**Task instructions**:
Output the full listing below exactly, without the pictures.

**Source excerpt**:

· · · · ·

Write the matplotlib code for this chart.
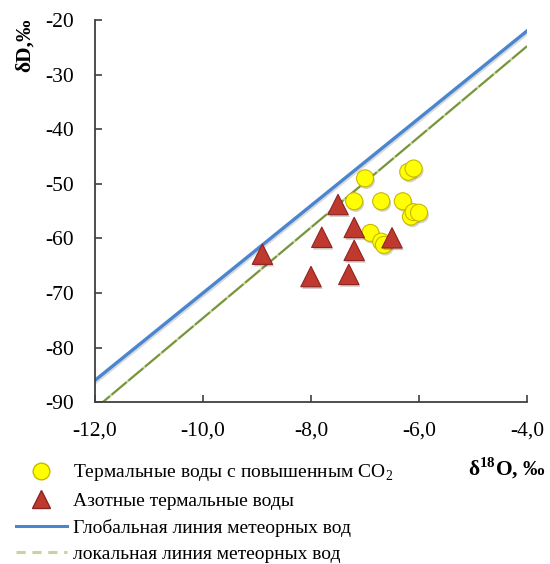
import matplotlib
matplotlib.use('Agg')
import matplotlib.pyplot as plt
from matplotlib.lines import Line2D
from matplotlib.ticker import FuncFormatter, MultipleLocator
import matplotlib.patheffects as pe
import numpy as np

plt.rcParams['font.family'] = ['Liberation Serif', 'DejaVu Serif']
plt.rcParams['mathtext.fontset'] = 'custom'
plt.rcParams['mathtext.rm'] = 'Liberation Serif'
plt.rcParams['mathtext.bf'] = 'Liberation Serif:bold'

# thermal waters with elevated CO2
co2_o18 = [-7.0, -7.2, -6.7, -6.3, -6.2, -6.1, -6.15, -6.1, -6.0, -6.9, -6.7, -6.65]
co2_d = [-49.0, -53.2, -53.2, -53.2, -47.8, -47.2, -56.0, -55.2, -55.3, -59.0, -60.6, -61.2]

# nitrogen thermal waters
n2_o18 = [-8.9, -7.5, -7.8, -7.2, -7.2, -6.5, -8.0, -7.3]
n2_d = [-62.9, -53.8, -59.8, -58.0, -62.2, -59.9, -67.0, -66.6]

# meteoric water lines: dD = slope * d18O + intercept
gmwl = (8.0, 10.0)
lmwl = (8.3, 8.4)

labels = ['Термальные воды с повышенным CO$_2$',
          'Азотные термальные воды',
          'Глобальная линия метеорных вод',
          'локальная линия метеорных вод']

fig = plt.figure(figsize=(5.5, 5.64), dpi=100)
ax = fig.add_axes([0.1727, 0.287, 0.7855, 0.6775])

xs = np.array([-12.0, -4.0])
shadow = [pe.SimpleLineShadow(offset=(1, -1), alpha=0.15), pe.Normal()]
ax.plot(xs, gmwl[0] * xs + gmwl[1], color='#4a86d0', lw=2.4, zorder=2,
        path_effects=shadow)
ax.plot(xs, lmwl[0] * xs + lmwl[1], color='#c4d6a0', lw=1.8, zorder=2)
ax.plot(xs, lmwl[0] * xs + lmwl[1], color='#77933c', lw=1.4, zorder=2,
        dashes=(10, 1.2))

mshadow = [pe.SimplePatchShadow(offset=(1, -1.5), alpha=0.25), pe.Normal()]
ax.scatter(co2_o18, co2_d, s=150, marker='o', color='#ffff00',
           edgecolor='#c9b800', linewidth=0.8, zorder=3, path_effects=mshadow)
ax.scatter(n2_o18, n2_d, s=215, marker='^', color='#c0392f',
           edgecolor='#8e2420', linewidth=0.8, zorder=4, path_effects=mshadow)

ax.set_xlim(-12, -4)
ax.set_ylim(-90, -20)
ax.xaxis.set_major_locator(MultipleLocator(2))
ax.yaxis.set_major_locator(MultipleLocator(10))
ax.xaxis.set_major_formatter(FuncFormatter(lambda v, p: ('%.1f' % v).replace('.', ',')))
ax.yaxis.set_major_formatter(FuncFormatter(lambda v, p: '%d' % v))

for s in ['top', 'right']:
    ax.spines[s].set_visible(False)
for s in ['left', 'bottom']:
    ax.spines[s].set_color('#404040')
    ax.spines[s].set_linewidth(1.3)
ax.tick_params(direction='in', length=5, width=1.2, color='#404040',
               labelsize=15.5, labelcolor='black',
               labelfontfamily='Liberation Serif')
ax.tick_params(axis='x', pad=14)
ax.tick_params(axis='y', pad=15)

fig.text(0.045, 0.919, 'δD,‰', rotation=90, fontsize=15.5, fontweight='bold',
         ha='center', va='center')
fig.text(0.992, 0.170, r'δ$^{\mathbf{18}}$O, ‰', fontsize=15.5, fontweight='bold',
         ha='right', va='center')

handles = [
    Line2D([], [], ls='none', marker='o', markersize=12, color='#ffff00',
           markeredgecolor='#c9b800'),
    Line2D([], [], ls='none', marker='^', markersize=13, color='#c0392f',
           markeredgecolor='#8e2420'),
    Line2D([], [], color='#4a86d0', lw=2.2),
    Line2D([], [], color='#c4d6a0', lw=2.2, dashes=(3, 2.2)),
]
fig.legend(handles, labels, loc='upper left', bbox_to_anchor=(0.029, 0.180),
           frameon=False, fontsize=14, handlelength=2.6, handletextpad=0.35,
           labelspacing=0.45, borderpad=0, borderaxespad=0)

fig.savefig('out.png', dpi=100)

· · · · ·

**Exercise solution**:
Write the matplotlib code for this chart.
import matplotlib
matplotlib.use('Agg')
import matplotlib.pyplot as plt
from matplotlib.lines import Line2D
from matplotlib.ticker import FuncFormatter, MultipleLocator
import matplotlib.patheffects as pe
import numpy as np

plt.rcParams['font.family'] = ['Liberation Serif', 'DejaVu Serif']
plt.rcParams['mathtext.fontset'] = 'custom'
plt.rcParams['mathtext.rm'] = 'Liberation Serif'
plt.rcParams['mathtext.bf'] = 'Liberation Serif:bold'

# thermal waters with elevated CO2
co2_o18 = [-7.0, -7.2, -6.7, -6.3, -6.2, -6.1, -6.15, -6.1, -6.0, -6.9, -6.7, -6.65]
co2_d = [-49.0, -53.2, -53.2, -53.2, -47.8, -47.2, -56.0, -55.2, -55.3, -59.0, -60.6, -61.2]

# nitrogen thermal waters
n2_o18 = [-8.9, -7.5, -7.8, -7.2, -7.2, -6.5, -8.0, -7.3]
n2_d = [-62.9, -53.8, -59.8, -58.0, -62.2, -59.9, -67.0, -66.6]

# meteoric water lines: dD = slope * d18O + intercept
gmwl = (8.0, 10.0)
lmwl = (8.3, 8.4)

labels = ['Термальные воды с повышенным CO$_2$',
          'Азотные термальные воды',
          'Глобальная линия метеорных вод',
          'локальная линия метеорных вод']

fig = plt.figure(figsize=(5.5, 5.64), dpi=100)
ax = fig.add_axes([0.1727, 0.287, 0.7855, 0.6775])

xs = np.array([-12.0, -4.0])
shadow = [pe.SimpleLineShadow(offset=(1, -1), alpha=0.15), pe.Normal()]
ax.plot(xs, gmwl[0] * xs + gmwl[1], color='#4a86d0', lw=2.4, zorder=2,
        path_effects=shadow)
ax.plot(xs, lmwl[0] * xs + lmwl[1], color='#c4d6a0', lw=1.8, zorder=2)
ax.plot(xs, lmwl[0] * xs + lmwl[1], color='#77933c', lw=1.4, zorder=2,
        dashes=(10, 1.2))

mshadow = [pe.SimplePatchShadow(offset=(1, -1.5), alpha=0.25), pe.Normal()]
ax.scatter(co2_o18, co2_d, s=150, marker='o', color='#ffff00',
           edgecolor='#c9b800', linewidth=0.8, zorder=3, path_effects=mshadow)
ax.scatter(n2_o18, n2_d, s=215, marker='^', color='#c0392f',
           edgecolor='#8e2420', linewidth=0.8, zorder=4, path_effects=mshadow)

ax.set_xlim(-12, -4)
ax.set_ylim(-90, -20)
ax.xaxis.set_major_locator(MultipleLocator(2))
ax.yaxis.set_major_locator(MultipleLocator(10))
ax.xaxis.set_major_formatter(FuncFormatter(lambda v, p: ('%.1f' % v).replace('.', ',')))
ax.yaxis.set_major_formatter(FuncFormatter(lambda v, p: '%d' % v))

for s in ['top', 'right']:
    ax.spines[s].set_visible(False)
for s in ['left', 'bottom']:
    ax.spines[s].set_color('#404040')
    ax.spines[s].set_linewidth(1.3)
ax.tick_params(direction='in', length=5, width=1.2, color='#404040',
               labelsize=15.5, labelcolor='black',
               labelfontfamily='Liberation Serif')
ax.tick_params(axis='x', pad=14)
ax.tick_params(axis='y', pad=15)

fig.text(0.045, 0.919, 'δD,‰', rotation=90, fontsize=15.5, fontweight='bold',
         ha='center', va='center')
fig.text(0.992, 0.170, r'δ$^{\mathbf{18}}$O, ‰', fontsize=15.5, fontweight='bold',
         ha='right', va='center')

handles = [
    Line2D([], [], ls='none', marker='o', markersize=12, color='#ffff00',
           markeredgecolor='#c9b800'),
    Line2D([], [], ls='none', marker='^', markersize=13, color='#c0392f',
           markeredgecolor='#8e2420'),
    Line2D([], [], color='#4a86d0', lw=2.2),
    Line2D([], [], color='#c4d6a0', lw=2.2, dashes=(3, 2.2)),
]
fig.legend(handles, labels, loc='upper left', bbox_to_anchor=(0.029, 0.180),
           frameon=False, fontsize=14, handlelength=2.6, handletextpad=0.35,
           labelspacing=0.45, borderpad=0, borderaxespad=0)

fig.savefig('out.png', dpi=100)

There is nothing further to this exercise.